_Set problem_
Read through the data and count the lines that contain the string "chart"; give only the result.

_Data excerpt_

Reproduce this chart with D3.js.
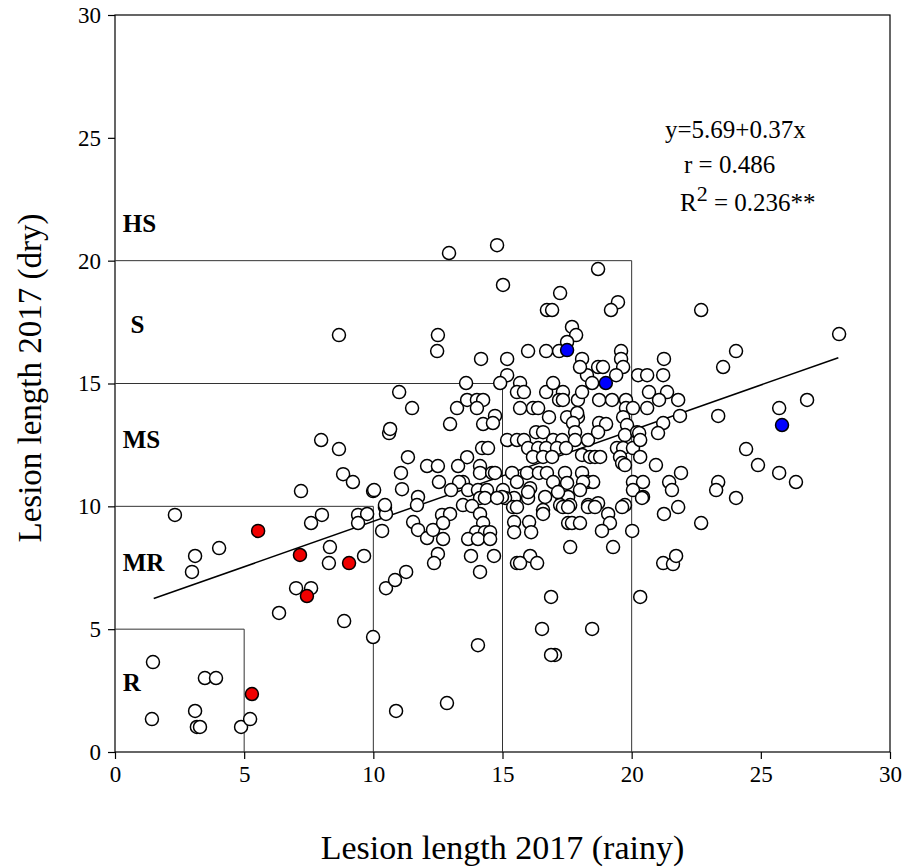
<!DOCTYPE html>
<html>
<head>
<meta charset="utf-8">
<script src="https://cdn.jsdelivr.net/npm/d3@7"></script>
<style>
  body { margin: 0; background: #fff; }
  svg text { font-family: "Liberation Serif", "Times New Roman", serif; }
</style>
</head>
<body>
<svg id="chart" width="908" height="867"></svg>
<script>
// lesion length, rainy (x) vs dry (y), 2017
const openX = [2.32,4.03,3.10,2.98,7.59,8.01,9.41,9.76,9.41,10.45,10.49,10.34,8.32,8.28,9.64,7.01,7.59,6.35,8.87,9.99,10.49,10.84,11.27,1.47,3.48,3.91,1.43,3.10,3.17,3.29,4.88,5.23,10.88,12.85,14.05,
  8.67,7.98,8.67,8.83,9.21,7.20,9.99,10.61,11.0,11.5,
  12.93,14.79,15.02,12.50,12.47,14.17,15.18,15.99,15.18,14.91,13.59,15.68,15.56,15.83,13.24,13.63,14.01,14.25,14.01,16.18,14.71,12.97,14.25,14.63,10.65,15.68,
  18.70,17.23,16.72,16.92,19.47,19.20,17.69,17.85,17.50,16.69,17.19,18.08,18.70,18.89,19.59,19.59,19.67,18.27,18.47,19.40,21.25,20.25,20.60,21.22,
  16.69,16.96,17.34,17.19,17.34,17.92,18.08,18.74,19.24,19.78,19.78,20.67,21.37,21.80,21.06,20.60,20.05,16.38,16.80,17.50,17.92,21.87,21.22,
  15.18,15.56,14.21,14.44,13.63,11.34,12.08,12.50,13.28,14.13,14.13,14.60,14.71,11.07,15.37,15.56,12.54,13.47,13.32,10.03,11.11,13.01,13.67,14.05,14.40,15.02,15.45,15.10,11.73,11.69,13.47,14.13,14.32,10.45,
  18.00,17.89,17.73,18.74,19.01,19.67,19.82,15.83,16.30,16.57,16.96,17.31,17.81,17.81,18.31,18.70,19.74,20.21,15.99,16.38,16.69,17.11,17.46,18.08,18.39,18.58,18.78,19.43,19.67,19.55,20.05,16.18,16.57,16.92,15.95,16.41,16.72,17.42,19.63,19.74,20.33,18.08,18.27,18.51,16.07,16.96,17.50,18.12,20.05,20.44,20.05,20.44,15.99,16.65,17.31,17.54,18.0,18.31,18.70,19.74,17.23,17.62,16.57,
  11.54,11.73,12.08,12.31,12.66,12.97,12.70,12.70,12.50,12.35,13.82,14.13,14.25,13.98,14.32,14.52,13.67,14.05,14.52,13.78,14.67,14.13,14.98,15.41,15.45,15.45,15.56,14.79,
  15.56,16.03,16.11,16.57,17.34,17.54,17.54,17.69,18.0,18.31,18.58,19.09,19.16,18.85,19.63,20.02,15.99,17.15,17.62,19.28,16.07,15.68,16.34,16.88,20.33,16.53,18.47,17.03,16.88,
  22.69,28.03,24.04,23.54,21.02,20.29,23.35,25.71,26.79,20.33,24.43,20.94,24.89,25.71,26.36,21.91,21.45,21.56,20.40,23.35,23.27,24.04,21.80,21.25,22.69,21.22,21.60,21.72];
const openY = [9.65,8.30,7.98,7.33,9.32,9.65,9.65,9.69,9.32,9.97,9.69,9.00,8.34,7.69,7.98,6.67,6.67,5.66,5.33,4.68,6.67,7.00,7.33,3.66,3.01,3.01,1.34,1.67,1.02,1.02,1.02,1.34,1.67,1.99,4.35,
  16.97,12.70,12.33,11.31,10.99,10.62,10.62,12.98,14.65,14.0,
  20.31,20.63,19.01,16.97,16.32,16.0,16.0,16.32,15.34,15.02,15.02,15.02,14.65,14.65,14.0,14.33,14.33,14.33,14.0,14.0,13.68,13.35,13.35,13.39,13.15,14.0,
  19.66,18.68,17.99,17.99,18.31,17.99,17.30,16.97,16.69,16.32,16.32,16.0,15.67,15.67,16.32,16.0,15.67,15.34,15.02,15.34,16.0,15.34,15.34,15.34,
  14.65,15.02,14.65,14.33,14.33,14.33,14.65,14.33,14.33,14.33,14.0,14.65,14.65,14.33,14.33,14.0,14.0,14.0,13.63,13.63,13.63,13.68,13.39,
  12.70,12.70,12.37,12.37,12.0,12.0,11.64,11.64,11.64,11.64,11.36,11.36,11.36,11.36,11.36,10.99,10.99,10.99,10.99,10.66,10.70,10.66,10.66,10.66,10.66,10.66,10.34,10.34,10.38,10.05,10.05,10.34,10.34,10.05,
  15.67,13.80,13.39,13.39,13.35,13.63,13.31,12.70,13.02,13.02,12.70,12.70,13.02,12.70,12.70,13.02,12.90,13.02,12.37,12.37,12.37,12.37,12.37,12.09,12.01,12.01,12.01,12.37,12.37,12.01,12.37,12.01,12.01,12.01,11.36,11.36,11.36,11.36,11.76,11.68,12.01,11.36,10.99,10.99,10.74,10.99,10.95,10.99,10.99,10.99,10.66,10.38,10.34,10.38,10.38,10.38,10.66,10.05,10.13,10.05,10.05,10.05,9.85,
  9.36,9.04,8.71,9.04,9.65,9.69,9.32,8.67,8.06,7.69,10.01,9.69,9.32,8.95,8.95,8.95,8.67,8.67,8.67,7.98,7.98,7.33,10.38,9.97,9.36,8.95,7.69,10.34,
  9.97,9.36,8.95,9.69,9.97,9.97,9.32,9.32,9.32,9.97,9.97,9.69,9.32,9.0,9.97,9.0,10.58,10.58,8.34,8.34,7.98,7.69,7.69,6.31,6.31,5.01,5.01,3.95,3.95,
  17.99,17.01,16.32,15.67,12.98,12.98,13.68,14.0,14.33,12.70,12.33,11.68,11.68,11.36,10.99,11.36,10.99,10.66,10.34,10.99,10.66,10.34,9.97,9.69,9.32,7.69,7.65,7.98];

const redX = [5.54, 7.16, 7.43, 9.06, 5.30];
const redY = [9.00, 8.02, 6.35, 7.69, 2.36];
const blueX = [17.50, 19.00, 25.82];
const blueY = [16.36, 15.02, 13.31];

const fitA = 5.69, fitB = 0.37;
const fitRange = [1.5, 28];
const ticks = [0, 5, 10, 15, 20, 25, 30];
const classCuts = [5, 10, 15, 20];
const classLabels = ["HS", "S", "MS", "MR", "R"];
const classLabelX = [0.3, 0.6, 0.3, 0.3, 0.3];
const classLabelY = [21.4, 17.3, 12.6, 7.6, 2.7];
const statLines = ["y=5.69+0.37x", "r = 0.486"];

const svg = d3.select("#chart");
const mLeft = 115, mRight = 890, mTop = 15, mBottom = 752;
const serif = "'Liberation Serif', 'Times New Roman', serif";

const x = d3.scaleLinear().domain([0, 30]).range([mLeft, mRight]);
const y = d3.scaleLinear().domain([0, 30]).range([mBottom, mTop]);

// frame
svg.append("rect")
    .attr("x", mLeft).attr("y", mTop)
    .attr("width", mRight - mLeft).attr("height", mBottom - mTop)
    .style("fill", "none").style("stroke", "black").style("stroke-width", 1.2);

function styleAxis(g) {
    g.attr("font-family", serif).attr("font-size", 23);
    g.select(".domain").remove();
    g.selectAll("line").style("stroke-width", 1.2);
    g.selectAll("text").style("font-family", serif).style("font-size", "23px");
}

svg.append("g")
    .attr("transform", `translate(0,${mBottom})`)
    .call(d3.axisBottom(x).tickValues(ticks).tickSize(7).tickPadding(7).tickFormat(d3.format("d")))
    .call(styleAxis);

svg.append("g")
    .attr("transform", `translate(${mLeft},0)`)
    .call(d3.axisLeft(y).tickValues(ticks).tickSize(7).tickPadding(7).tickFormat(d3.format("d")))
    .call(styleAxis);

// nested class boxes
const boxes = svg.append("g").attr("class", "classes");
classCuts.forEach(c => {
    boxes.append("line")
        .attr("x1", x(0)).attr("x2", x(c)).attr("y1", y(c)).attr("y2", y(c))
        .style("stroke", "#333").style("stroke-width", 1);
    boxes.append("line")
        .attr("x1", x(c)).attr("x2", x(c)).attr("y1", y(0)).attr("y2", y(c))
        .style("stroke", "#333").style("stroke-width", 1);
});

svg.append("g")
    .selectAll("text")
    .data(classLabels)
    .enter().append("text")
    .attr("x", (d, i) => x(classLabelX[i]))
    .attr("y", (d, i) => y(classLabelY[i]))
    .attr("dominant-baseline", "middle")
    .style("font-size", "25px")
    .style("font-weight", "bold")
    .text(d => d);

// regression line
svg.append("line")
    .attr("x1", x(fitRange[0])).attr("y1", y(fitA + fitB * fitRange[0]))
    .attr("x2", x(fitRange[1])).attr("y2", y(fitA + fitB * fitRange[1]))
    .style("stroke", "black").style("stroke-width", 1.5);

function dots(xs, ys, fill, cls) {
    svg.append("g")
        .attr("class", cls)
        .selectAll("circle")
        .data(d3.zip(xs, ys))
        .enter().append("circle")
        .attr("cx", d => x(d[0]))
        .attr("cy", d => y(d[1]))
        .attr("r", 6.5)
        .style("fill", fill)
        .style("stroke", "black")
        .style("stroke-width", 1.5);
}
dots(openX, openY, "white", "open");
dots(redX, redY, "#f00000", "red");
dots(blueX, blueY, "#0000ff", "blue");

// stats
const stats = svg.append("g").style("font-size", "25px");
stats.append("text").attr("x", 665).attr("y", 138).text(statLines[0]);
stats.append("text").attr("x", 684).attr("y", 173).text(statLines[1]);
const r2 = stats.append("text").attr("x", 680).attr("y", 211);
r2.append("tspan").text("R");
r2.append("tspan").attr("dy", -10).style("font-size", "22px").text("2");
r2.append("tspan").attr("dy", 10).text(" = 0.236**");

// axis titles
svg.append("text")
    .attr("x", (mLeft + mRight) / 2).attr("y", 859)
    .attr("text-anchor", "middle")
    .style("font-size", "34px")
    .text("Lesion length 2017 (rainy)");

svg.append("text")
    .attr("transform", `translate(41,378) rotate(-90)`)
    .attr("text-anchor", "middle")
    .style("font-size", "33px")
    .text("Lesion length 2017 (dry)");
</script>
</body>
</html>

_The solution_
3